Hi,
I am attempting to create a VG index against the human pangenome draft using vg autoindex. Here is the command:
vg autoindex --gfa hprc-v1.0-mc-grch38-minaf.0.1.gfa --tmp-dir /home/ec2-user/pangenome/tmp
vg has been running for about a week now and I've seen the following in the logs 12 times so far:
[IndexRegistry]: Pruning complex regions of VG to prepare for GCSA indexing.
[IndexRegistry]: Constructing GCSA/LCP indexes.
PathGraphBuilder::write(): Size limit exceeded, construction aborted
warning:[IndexRegistry] Child process 66427 failed with status 256 representing exit code 1
[IndexRegistry]: Exceeded disk use limit while performing k-mer doubling steps.
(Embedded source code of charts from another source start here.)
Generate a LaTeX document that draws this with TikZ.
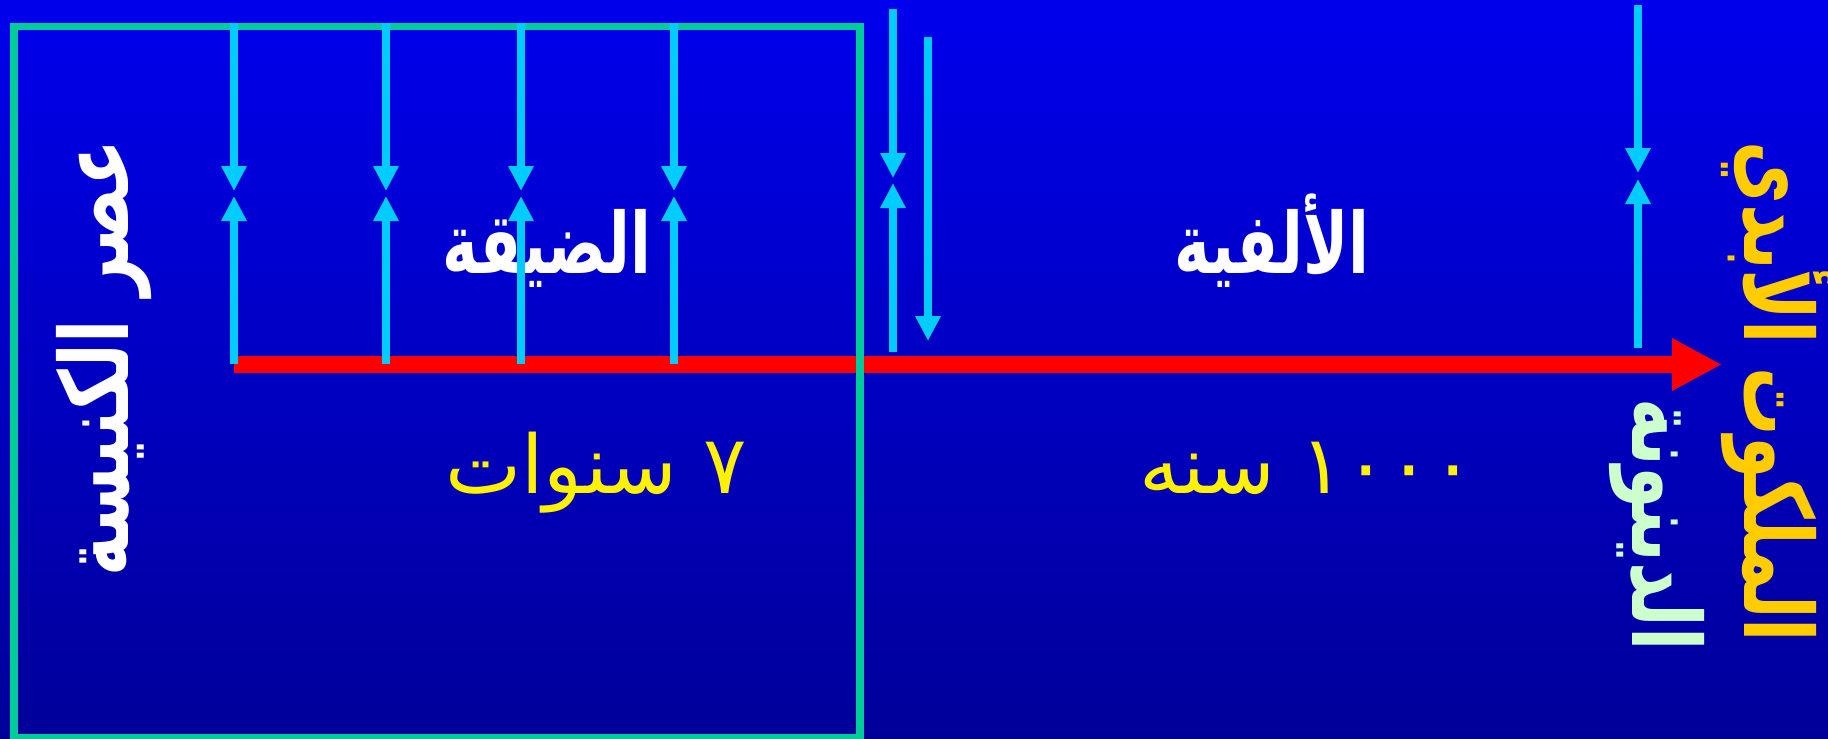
\documentclass[tikz,border=0pt]{standalone}
\usepackage{fontspec}
\usetikzlibrary{arrows.meta}
\newfontfamily\arabicfont[Script=Arabic]{DejaVu Sans}
\newfontfamily\arabicnarrow[Script=Arabic, FakeStretch=0.72]{DejaVu Sans}
\TeXXeTstate=1
\definecolor{skytop}{RGB}{0,0,236}
\definecolor{skybottom}{RGB}{0,0,153}
\definecolor{framegreen}{RGB}{0,204,153}
\definecolor{cuecyan}{RGB}{0,204,255}
\definecolor{kingdomgold}{RGB}{255,204,0}
\definecolor{judgmentgreen}{RGB}{204,255,204}

\begin{document}
\begin{tikzpicture}[x=0.01cm, y=-0.01cm]
        \tikzstyle{period} = [text=white, font=\arabicnarrow\bfseries\fontsize{24}{28}\selectfont, inner sep=0pt, anchor=base]
        \tikzstyle{years} = [text=yellow, font=\arabicfont\fontsize{23}{27}\selectfont, inner sep=0pt, anchor=base]
        \tikzstyle{sidetext} = [font=\arabicnarrow\bfseries\fontsize{27}{31}\selectfont, inner sep=0pt]
        \tikzstyle{cue} = [draw=cuecyan, line width=2.4pt, -{Triangle[length=0.25cm, width=0.24cm]}]
        \tikzstyle{timeline} = [draw=red, line width=4.8pt, -{Triangle[length=0.5cm, width=0.49cm]}, red]

        % background
        \shade [top color=skytop, bottom color=skybottom] (0,0) rectangle (1828,738);
        \useasboundingbox (0,0) rectangle (1828,738);

        \node [period] (tribulation) at (547,273) {\beginR الضيقة\endR};
        \node [years] (seven) at (596,493) {\beginR ٧ سنوات\endR};
        \node [period] (millennium) at (1272,273) {\beginR الألفية\endR};
        \node [years] (thousand) at (1307,493) {\beginR ١٠٠٠ سنه\endR};
        \node [sidetext, text=white, rotate=90] (church) at (104,358) {\beginR عصر الكنيسة\endR};
        \node [sidetext, text=kingdomgold, rotate=-90] (kingdom) at (1778,392) {\beginR الملكوت الأبدي\endR};
        \node [sidetext, text=judgmentgreen, rotate=-90] (judgment) at (1657,525) {\beginR الدينونة\endR};

        % time line
        \coordinate (start) at (234,364.5);
        \coordinate (end) at (1722,364.5);
        \path [timeline] (start) -- (end);

        \draw [framegreen, line width=2pt] (14,26.3) rectangle (860,737);

        % markers
        \foreach \x [count=\i] in {234,386,521,674} {
            \coordinate (top\i) at (\x,23);
            \coordinate (meet\i) at (\x,191);
            \coordinate (rise\i) at (\x,196);
            \coordinate (base\i) at (\x,364);
            \path [cue] (top\i) -- (meet\i);
            \path [cue] (base\i) -- (rise\i);
        }
        \coordinate (rapturetop) at (893,9);
        \coordinate (rapturemeet) at (893,178);
        \coordinate (rapturerise) at (893,183);
        \coordinate (rapturebase) at (893,352);
        \path [cue] (rapturetop) -- (rapturemeet);
        \path [cue] (rapturebase) -- (rapturerise);
        \coordinate (returntop) at (928,37);
        \coordinate (returnend) at (928,341);
        \path [cue] (returntop) -- (returnend);
        \coordinate (endtop) at (1638,5);
        \coordinate (endmeet) at (1638,173);
        \coordinate (endrise) at (1638,179);
        \coordinate (endbase) at (1638,348);
        \path [cue] (endtop) -- (endmeet);
        \path [cue] (endbase) -- (endrise);
\end{tikzpicture}
\end{document}
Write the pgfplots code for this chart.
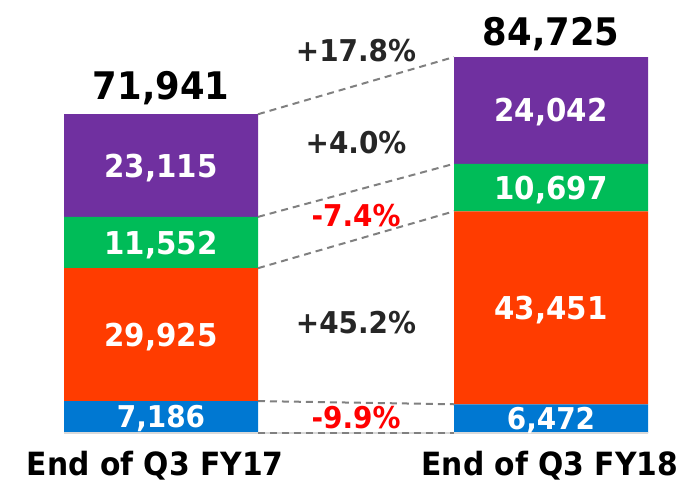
\documentclass[border=0pt]{standalone}
\usepackage{pgfplots}
\pgfplotsset{compat=1.18}
\usepackage{fontspec}
\setmainfont{DejaVu Sans}[FakeStretch=0.93]
\definecolor{cblue}{RGB}{0,120,210}
\definecolor{cred}{RGB}{255,60,0}
\definecolor{cgreen}{RGB}{0,188,88}
\definecolor{cpurple}{RGB}{112,48,160}
\definecolor{cpos}{RGB}{38,38,38}
\definecolor{cneg}{RGB}{255,0,0}
\definecolor{dline}{RGB}{128,128,128}
\definecolor{baseln}{RGB}{217,217,217}
\pgfplotsset{
  base/.style={scale only axis, width=687pt, height=482pt,
    xmin=-0.41282, xmax=1.34872, ymin=-11034, ymax=97500,
    axis lines=none, clip=false},
}
\tikzset{lab/.style={anchor=center, text height=0.729*#1 pt, text depth=0pt, inner sep=0pt,
   font=\bfseries\fontsize{#1}{#1}\selectfont}}
\begin{document}
\begin{tikzpicture}
\begin{axis}[base, ybar stacked, bar width=194pt]
\addplot[fill=cblue, draw=none] coordinates {(0,7186) (1,6472)};
\addplot[fill=cred, draw=none] coordinates {(0,29925) (1,43451)};
\addplot[fill=cgreen, draw=none] coordinates {(0,11552) (1,10697)};
\addplot[fill=cpurple, draw=none] coordinates {(0,23115) (1,24042)};
\end{axis}
\begin{axis}[base]
\addplot[baseln, line width=1.5pt] coordinates {(-0.2487,0) (1.2487,0)};
\addplot[dline, line width=2pt, dash pattern=on 7pt off 5pt] coordinates {(0.2487,0) (0.7513,0)};
\addplot[dline, line width=2pt, dash pattern=on 7pt off 5pt] coordinates {(0.2487,7186) (0.7513,6472)};
\addplot[dline, line width=2pt, dash pattern=on 7pt off 5pt] coordinates {(0.2487,37111) (0.7513,49923)};
\addplot[dline, line width=2pt, dash pattern=on 7pt off 5pt] coordinates {(0.2487,48663) (0.7513,60620)};
\addplot[dline, line width=2pt, dash pattern=on 7pt off 5pt] coordinates {(0.2487,71778) (0.7513,84662)};
% segment labels
\node[lab=30, white] at (axis cs:0,3593) {7,186};
\node[lab=31.5, white] at (axis cs:0,22148) {29,925};
\node[lab=31.5, white] at (axis cs:0,42887) {11,552};
\node[lab=31.5, white] at (axis cs:0,60220) {23,115};
\node[lab=30, white] at (axis cs:1,3236) {6,472};
\node[lab=31.5, white] at (axis cs:1,28197) {43,451};
\node[lab=31.5, white] at (axis cs:1,55271) {10,697};
\node[lab=31.5, white] at (axis cs:1,72641) {24,042};
% totals
\node[lab=38, black] at (axis cs:0,78136) {71,941};
\node[lab=38, black] at (axis cs:1,90408) {84,725};
% changes
\node[lab=30, cpos] at (axis cs:0.5,86017) {+17.8\%};
\node[lab=30, cpos] at (axis cs:0.5,65300) {+4.0\%};
\node[lab=30, cneg] at (axis cs:0.5,48976) {-7.4\%};
\node[lab=30, cpos] at (axis cs:0.5,24769) {+45.2\%};
\node[lab=30, cneg] at (axis cs:0.5,3378) {-9.9\%};
% categories
\node[lab=32, black] at (axis cs:-0.015,-6868) {End of Q3 FY17};
\node[lab=32, black] at (axis cs:0.997,-6868) {End of Q3 FY18};
\end{axis}
\pgfresetboundingbox
\path[use as bounding box] (current axis.south west) rectangle (current axis.north east);
\end{tikzpicture}
\end{document}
Rewinding to pruning step with more aggressive pruning to simplify the graph.
Over 2TB of disk space and just under 1TB of RAM are available on the machine vg is running on.
The xg index appears to have built successfully. The .gcsa and .gcsa.lcp files are both of size zero bytes.
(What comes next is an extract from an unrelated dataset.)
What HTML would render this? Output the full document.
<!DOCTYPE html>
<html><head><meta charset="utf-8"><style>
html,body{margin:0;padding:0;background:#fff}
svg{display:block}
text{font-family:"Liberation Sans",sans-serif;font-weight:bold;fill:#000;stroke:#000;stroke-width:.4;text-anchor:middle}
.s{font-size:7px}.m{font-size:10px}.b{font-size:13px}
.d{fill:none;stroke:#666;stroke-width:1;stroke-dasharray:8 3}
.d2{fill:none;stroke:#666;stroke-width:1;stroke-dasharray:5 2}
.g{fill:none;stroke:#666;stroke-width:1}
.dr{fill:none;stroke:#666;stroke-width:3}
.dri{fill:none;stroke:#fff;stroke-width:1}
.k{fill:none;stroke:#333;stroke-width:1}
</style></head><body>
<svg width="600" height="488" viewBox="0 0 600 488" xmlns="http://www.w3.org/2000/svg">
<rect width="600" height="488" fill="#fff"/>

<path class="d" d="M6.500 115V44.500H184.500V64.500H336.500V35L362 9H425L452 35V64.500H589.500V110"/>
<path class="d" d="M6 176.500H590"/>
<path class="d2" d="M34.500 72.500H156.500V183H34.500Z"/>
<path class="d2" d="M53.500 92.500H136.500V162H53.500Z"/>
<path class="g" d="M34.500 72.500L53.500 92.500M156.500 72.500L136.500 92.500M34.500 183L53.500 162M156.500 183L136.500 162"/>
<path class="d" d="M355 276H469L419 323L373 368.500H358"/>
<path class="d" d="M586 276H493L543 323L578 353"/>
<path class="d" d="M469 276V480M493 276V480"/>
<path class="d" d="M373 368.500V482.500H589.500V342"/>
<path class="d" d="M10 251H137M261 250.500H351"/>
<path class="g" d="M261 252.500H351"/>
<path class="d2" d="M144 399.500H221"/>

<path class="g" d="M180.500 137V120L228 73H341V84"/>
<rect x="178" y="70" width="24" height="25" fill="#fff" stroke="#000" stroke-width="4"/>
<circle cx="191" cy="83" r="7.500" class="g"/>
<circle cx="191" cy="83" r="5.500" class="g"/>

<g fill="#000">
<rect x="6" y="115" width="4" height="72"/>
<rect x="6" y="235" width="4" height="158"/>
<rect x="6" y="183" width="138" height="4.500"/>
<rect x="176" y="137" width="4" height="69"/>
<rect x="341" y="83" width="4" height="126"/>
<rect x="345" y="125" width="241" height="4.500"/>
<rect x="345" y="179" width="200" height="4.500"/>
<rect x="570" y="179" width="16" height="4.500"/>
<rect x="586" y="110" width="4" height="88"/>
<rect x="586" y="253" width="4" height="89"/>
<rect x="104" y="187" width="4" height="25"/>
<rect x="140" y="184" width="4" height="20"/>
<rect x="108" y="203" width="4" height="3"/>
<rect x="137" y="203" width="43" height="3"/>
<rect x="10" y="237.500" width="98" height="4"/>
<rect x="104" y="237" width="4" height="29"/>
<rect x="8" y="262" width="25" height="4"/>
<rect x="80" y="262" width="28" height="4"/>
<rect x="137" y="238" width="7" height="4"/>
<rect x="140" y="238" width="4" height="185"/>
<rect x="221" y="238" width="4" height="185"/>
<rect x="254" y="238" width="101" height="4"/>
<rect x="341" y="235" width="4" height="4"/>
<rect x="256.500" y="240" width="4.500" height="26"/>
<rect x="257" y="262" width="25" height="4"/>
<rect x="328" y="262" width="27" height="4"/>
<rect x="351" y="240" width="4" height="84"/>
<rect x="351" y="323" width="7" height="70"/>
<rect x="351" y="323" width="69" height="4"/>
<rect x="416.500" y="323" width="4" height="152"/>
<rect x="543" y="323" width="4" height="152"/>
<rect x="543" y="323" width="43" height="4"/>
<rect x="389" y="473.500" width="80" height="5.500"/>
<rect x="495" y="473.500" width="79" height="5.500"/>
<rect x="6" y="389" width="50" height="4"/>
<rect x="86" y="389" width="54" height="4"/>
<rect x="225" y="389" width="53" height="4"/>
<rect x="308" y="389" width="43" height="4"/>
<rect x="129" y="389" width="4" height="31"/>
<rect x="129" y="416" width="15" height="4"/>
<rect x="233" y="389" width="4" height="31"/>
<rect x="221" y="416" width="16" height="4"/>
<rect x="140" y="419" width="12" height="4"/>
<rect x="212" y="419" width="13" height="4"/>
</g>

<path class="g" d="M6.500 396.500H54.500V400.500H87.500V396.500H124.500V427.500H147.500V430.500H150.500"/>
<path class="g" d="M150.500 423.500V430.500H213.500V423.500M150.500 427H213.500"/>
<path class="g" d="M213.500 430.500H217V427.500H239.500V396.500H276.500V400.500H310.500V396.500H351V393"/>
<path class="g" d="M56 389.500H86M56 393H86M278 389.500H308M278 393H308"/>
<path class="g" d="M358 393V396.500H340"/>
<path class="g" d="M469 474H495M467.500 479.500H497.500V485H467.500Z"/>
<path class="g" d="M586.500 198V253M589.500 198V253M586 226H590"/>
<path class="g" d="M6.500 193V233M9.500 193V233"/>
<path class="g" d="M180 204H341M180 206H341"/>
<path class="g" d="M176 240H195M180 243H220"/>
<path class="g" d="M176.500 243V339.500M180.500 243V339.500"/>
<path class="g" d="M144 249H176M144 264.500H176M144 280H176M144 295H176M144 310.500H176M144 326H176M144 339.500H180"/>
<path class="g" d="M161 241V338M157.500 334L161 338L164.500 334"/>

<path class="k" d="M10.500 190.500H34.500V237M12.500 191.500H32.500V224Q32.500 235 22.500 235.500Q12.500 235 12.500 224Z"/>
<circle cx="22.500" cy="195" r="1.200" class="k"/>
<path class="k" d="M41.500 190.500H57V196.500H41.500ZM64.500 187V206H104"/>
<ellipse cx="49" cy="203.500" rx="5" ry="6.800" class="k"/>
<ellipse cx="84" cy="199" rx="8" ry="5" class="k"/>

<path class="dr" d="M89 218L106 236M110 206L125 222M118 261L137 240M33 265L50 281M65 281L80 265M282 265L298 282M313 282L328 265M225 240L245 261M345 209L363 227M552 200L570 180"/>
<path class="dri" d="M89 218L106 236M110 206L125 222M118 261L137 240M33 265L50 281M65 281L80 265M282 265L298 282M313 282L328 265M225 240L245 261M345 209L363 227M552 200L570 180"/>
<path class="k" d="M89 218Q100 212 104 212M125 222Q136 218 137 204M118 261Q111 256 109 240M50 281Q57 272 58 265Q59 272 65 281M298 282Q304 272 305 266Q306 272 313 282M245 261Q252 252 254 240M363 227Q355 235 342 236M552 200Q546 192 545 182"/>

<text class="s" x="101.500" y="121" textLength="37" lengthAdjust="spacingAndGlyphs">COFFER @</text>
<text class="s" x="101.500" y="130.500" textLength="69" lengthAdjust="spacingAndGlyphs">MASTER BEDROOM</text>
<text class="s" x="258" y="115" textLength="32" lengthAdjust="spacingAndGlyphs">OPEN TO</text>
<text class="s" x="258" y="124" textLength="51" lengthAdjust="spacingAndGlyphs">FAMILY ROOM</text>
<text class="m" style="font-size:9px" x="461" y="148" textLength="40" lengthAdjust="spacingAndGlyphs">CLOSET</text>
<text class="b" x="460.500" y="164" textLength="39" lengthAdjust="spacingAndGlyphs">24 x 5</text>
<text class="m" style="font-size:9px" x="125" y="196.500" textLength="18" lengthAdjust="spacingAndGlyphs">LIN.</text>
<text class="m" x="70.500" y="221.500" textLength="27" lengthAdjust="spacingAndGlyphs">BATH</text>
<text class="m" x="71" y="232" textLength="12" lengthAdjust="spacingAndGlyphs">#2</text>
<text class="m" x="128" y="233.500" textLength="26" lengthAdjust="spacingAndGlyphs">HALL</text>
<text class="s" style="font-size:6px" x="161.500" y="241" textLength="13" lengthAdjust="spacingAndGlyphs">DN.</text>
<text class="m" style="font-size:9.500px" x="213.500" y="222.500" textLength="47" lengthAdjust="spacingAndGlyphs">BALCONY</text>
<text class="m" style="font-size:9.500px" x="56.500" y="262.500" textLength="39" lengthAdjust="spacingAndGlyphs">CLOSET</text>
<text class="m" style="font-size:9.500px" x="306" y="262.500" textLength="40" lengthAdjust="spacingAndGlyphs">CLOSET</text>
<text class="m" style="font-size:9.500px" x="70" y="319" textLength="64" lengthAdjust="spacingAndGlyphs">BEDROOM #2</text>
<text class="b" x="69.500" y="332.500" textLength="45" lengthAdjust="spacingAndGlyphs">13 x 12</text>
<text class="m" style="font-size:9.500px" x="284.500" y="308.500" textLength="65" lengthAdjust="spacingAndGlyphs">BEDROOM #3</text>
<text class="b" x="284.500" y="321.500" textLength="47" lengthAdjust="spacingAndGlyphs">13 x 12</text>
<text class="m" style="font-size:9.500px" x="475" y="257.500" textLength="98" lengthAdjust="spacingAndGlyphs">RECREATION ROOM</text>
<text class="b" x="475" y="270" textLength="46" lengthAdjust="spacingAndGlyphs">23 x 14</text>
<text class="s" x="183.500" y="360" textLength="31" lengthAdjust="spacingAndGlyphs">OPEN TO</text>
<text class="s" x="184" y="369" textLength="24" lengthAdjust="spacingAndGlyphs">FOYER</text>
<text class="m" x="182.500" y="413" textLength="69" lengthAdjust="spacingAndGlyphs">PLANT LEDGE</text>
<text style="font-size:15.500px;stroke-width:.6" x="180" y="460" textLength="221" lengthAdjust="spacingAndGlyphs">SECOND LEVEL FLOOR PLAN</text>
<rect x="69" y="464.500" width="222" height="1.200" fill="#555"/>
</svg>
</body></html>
Ultimately, I'd like to be able to map a small number of short sequences (as small as 20nt) to the pan-genome and am particularly interested in structural variants. The index distributed with the human pangenome draft appears to be for giraffe which does not appear to support sequences this short.
Any pointers on how to build the index more efficiently or other ways of mapping these short sequences would be appreciated.
Thanks!
FYI, the process was eventually killed after about 10 days. Nothing new in the logs and the .gcsa and .lcp file sizes are still zero.
Hi Lisle, I've replicated this behavior locally and will look into the cause.